Yiannis Baboulias writes: The timing is nothing if not ironic. On the day the EU has been awarded the Nobel peace prize, we watch as Europe sits idly by and lets fascism brew once again – this time in Greece. If a sharp turn towards religious fundamentalism and fascism is to be avoided, Europe needs to act now.
On Thursday night the Athens premiere of Terrence McNally’s play, Corpus Christi, was cancelled following protests by members of the far-right party Golden Dawn (including some MPs) and religious groups.
The protest had a clearly homophobic agenda. Manolis V, a journalist, was attacked by protesters while the police apparently did nothing: “The police is next to us. I shout ‘They’re beating me, aren’t you going to do something?’,” he wrote on Twitter. “I move away so I can look on from distance. A well-known Golden Dawn MP follows me. He punches me twice in the face and knocks me to the ground. While on the ground, I lose my glasses. The Golden Dawn MP kicks me. The police are just two steps away but turn their back.”
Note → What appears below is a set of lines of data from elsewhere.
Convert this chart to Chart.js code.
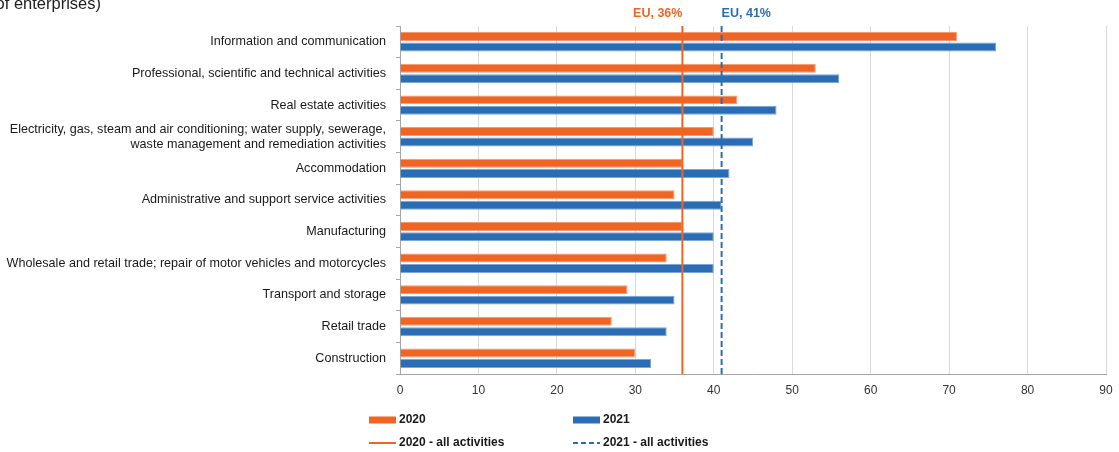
<!DOCTYPE html>
<html>
<head>
<meta charset="utf-8">
<title>Enterprises by economic activity</title>
<script src="https://cdn.jsdelivr.net/npm/chart.js@4/dist/chart.umd.min.js"></script>
<style>
  html, body { margin: 0; padding: 0; background: #fff; }
  #chartWrap { width: 1119px; height: 452px; position: relative; }
</style>
</head>
<body>
<div id="chartWrap"><canvas id="activityChart" width="1119" height="452"></canvas></div>
<script>
// 行业分类（自上而下）
const categories = [
    'Information and communication',
    'Professional, scientific and technical activities',
    'Real estate activities',
    ['Electricity, gas, steam and air conditioning; water supply, sewerage,', 'waste management and remediation activities'],
    'Accommodation',
    'Administrative and support service activities',
    'Manufacturing',
    'Wholesale and retail trade; repair of motor vehicles and motorcycles',
    'Transport and storage',
    'Retail trade',
    'Construction'
];

// 各年份数值（% of enterprises）
const values2020 = [71, 53, 43, 40, 36, 35, 36, 34, 29, 27, 30];
const values2021 = [76, 56, 48, 45, 42, 41, 40, 40, 35, 34, 32];

// 全部行业的欧盟平均值
const euAverage2020 = 36;
const euAverage2021 = 41;

const xTicks = [0, 10, 20, 30, 40, 50, 60, 70, 80, 90];
const seriesLabels = ['2020', '2021'];
const averageLabels = ['2020 - all activities', '2021 - all activities'];

const ORANGE = '#f06424';
const BLUE = '#2a6db5';
const FONT = 'Arial, "Liberation Sans", sans-serif';

// 平均线、标题残片和底部图例
const overlayPlugin = {
    id: 'overlay',
    afterDatasetsDraw(chart) {
        const ctx = chart.ctx;
        const xScale = chart.scales.x;
        const area = chart.chartArea;
        const x2020 = xScale.getPixelForValue(euAverage2020);
        const x2021 = xScale.getPixelForValue(euAverage2021);

        ctx.save();
        ctx.lineWidth = 2;
        ctx.strokeStyle = ORANGE;
        ctx.beginPath();
        ctx.moveTo(x2020, area.top);
        ctx.lineTo(x2020, area.bottom);
        ctx.stroke();

        ctx.strokeStyle = BLUE;
        ctx.setLineDash([6, 3]);
        ctx.beginPath();
        ctx.moveTo(x2021, area.top);
        ctx.lineTo(x2021, area.bottom);
        ctx.stroke();
        ctx.setLineDash([]);

        ctx.font = 'bold 12.5px ' + FONT;
        ctx.textBaseline = 'middle';
        ctx.fillStyle = ORANGE;
        ctx.textAlign = 'right';
        ctx.fillText('EU, ' + euAverage2020 + '%', x2020, 14);
        ctx.fillStyle = BLUE;
        ctx.textAlign = 'left';
        ctx.fillText('EU, ' + euAverage2021 + '%', x2021, 14);
        ctx.restore();
    },
    afterDraw(chart) {
        const ctx = chart.ctx;
        ctx.save();

        // 左上角被裁切的标题
        ctx.font = '16.5px ' + FONT;
        ctx.fillStyle = '#222';
        ctx.textAlign = 'right';
        ctx.textBaseline = 'alphabetic';
        ctx.fillText('of enterprises)', 101, 9);

        // 图例
        const cols = [369, 573];
        const rows = [420, 443];
        const colors = [ORANGE, BLUE];
        ctx.font = 'bold 12px ' + FONT;
        ctx.textAlign = 'left';
        ctx.textBaseline = 'middle';
        for (let i = 0; i < 2; i++) {
            ctx.fillStyle = colors[i];
            ctx.fillRect(cols[i], rows[0] - 3.5, 27, 7);
            ctx.fillStyle = '#1a1a1a';
            ctx.fillText(seriesLabels[i], cols[i] + 30, rows[0]);

            ctx.strokeStyle = colors[i];
            ctx.lineWidth = 2;
            ctx.setLineDash(i === 1 ? [5, 3] : []);
            ctx.beginPath();
            ctx.moveTo(cols[i], rows[1]);
            ctx.lineTo(cols[i] + 27, rows[1]);
            ctx.stroke();
            ctx.setLineDash([]);
            ctx.fillText(averageLabels[i], cols[i] + 30, rows[1]);
        }
        ctx.restore();
    }
};

function initActivityChart() {
    const canvas = document.getElementById('activityChart');
    new Chart(canvas, {
        type: 'bar',
        data: {
            labels: categories,
            datasets: [{
                label: seriesLabels[0],
                data: values2020,
                backgroundColor: ORANGE,
                borderColor: '#f59a6e',
                borderWidth: 1
            }, {
                label: seriesLabels[1],
                data: values2021,
                backgroundColor: BLUE,
                borderColor: '#7ea6d6',
                borderWidth: 1
            }]
        },
        options: {
            indexAxis: 'y',
            responsive: false,
            animation: false,
            categoryPercentage: 0.66,
            barPercentage: 0.86,
            layout: { padding: { left: 0, right: 13, top: 26, bottom: 56 } },
            plugins: {
                legend: { display: false },
                tooltip: { enabled: false }
            },
            scales: {
                x: {
                    min: 0,
                    max: 90,
                    afterFit(scale) {
                        scale.height = 22;
                        scale.paddingRight = 0;
                    },
                    afterBuildTicks(scale) { scale.ticks = xTicks.map(v => ({ value: v })); },
                    grid: { color: '#d9d9d9', lineWidth: 1, drawTicks: false },
                    border: { display: true, color: '#a6a6a6' },
                    ticks: {
                        padding: 9,
                        color: '#333',
                        font: { family: FONT, size: 12 }
                    }
                },
                y: {
                    afterFit(scale) { scale.width = 400; },
                    grid: {
                        offset: true,
                        drawOnChartArea: false,
                        drawTicks: true,
                        tickLength: 4,
                        color: '#a6a6a6'
                    },
                    border: { display: true, color: '#a6a6a6' },
                    ticks: {
                        padding: 10,
                        color: '#1a1a1a',
                        autoSkip: false,
                        font: { family: FONT, size: 12.6 }
                    }
                }
            }
        },
        plugins: [overlayPlugin]
    });
}

document.addEventListener('DOMContentLoaded', initActivityChart);
</script>
</body>
</html>
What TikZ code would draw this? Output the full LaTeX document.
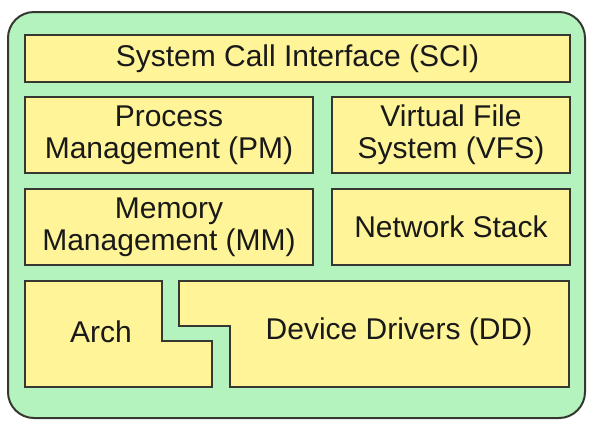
\documentclass[tikz,border=0pt]{standalone}
\usepackage{fontspec}
\setmainfont{Liberation Sans}
\definecolor{outergreen}{RGB}{180,242,190}
\definecolor{boxyellow}{RGB}{255,245,152}
\definecolor{edgegray}{RGB}{55,55,50}
\definecolor{txt}{RGB}{25,25,25}
\begin{document}
\begin{tikzpicture}[x=1pt,y=-1pt,
  blk/.style={draw=edgegray,line width=2pt,fill=boxyellow,rectangle,inner sep=0pt,
    text=txt,align=center,font=\fontsize{30}{32}\selectfont},
  lbl/.style={text=txt,align=center,font=\fontsize{30}{32}\selectfont,inner sep=0pt}]
\useasboundingbox (0,0) rectangle (591,429);
\draw[draw=edgegray,line width=2pt,fill=outergreen,rounded corners=26pt] (8,12) rectangle (585,418);
\node[blk,minimum width=545pt,minimum height=47pt] (sci) at (297.5,58.5) {System Call Interface (SCI)};
\node[blk,minimum width=288pt,minimum height=76pt] (pm) at (169,135) {Process\\Management (PM)};
\node[blk,minimum width=238pt,minimum height=76pt] (vfs) at (451,135) {Virtual File\\System (VFS)};
\node[blk,minimum width=288pt,minimum height=76pt] (mm) at (169,227) {Memory\\Management (MM)};
\node[blk,minimum width=238pt,minimum height=76pt] (ns) at (451,227) {Network Stack};
\draw[draw=edgegray,line width=2pt,fill=boxyellow] (25,281) -- (162,281) -- (162,341) -- (212,341) -- (212,387) -- (25,387) -- cycle;
\draw[draw=edgegray,line width=2pt,fill=boxyellow] (179,281) -- (569,281) -- (569,387) -- (230,387) -- (230,326) -- (179,326) -- cycle;
\node[lbl] (arch) at (101,332) {Arch};
\node[lbl] (dd) at (399,332) {Device Drivers (DD)};
\end{tikzpicture}
\end{document}
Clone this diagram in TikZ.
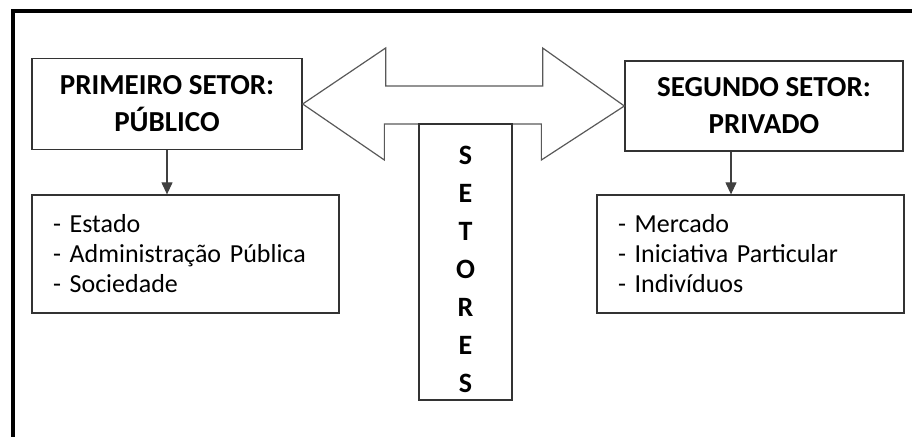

The spectacle of fascists physically attacking people whose moral agenda they disapprove of has become routine in today’s Greece. What should come as more of a shock is the tacit approval of the police.
Meanwhile, Reuters reports: Greece’s unemployment rate hit a new record in July with one in four now out of work, like in Spain, as a crippling recession and austerity measures continued to take a toll on the labour market.
Unemployment rose for a 35th consecutive month to 25.1 percent in July, more than double the euro zone average and up from a revised 24.8 percent in June, Greece’s statistics service ELSTAT said on Thursday.
The jobless rate has more than tripled since the debt-laden country’s five-year recession began in 2008 and now stands at 54 percent for those aged between 15 and 24 years, compared with 22 percent in July 2008.
A record 1.26 million Greeks were without work in July, up 43 percent from the same month last year.
The slump in the Greek economy is expected to accelerate later this year if the government implements further budget cuts of almost 12 billion euros over the next two years as a pre-condition for more funds under its EU/IMF bailout.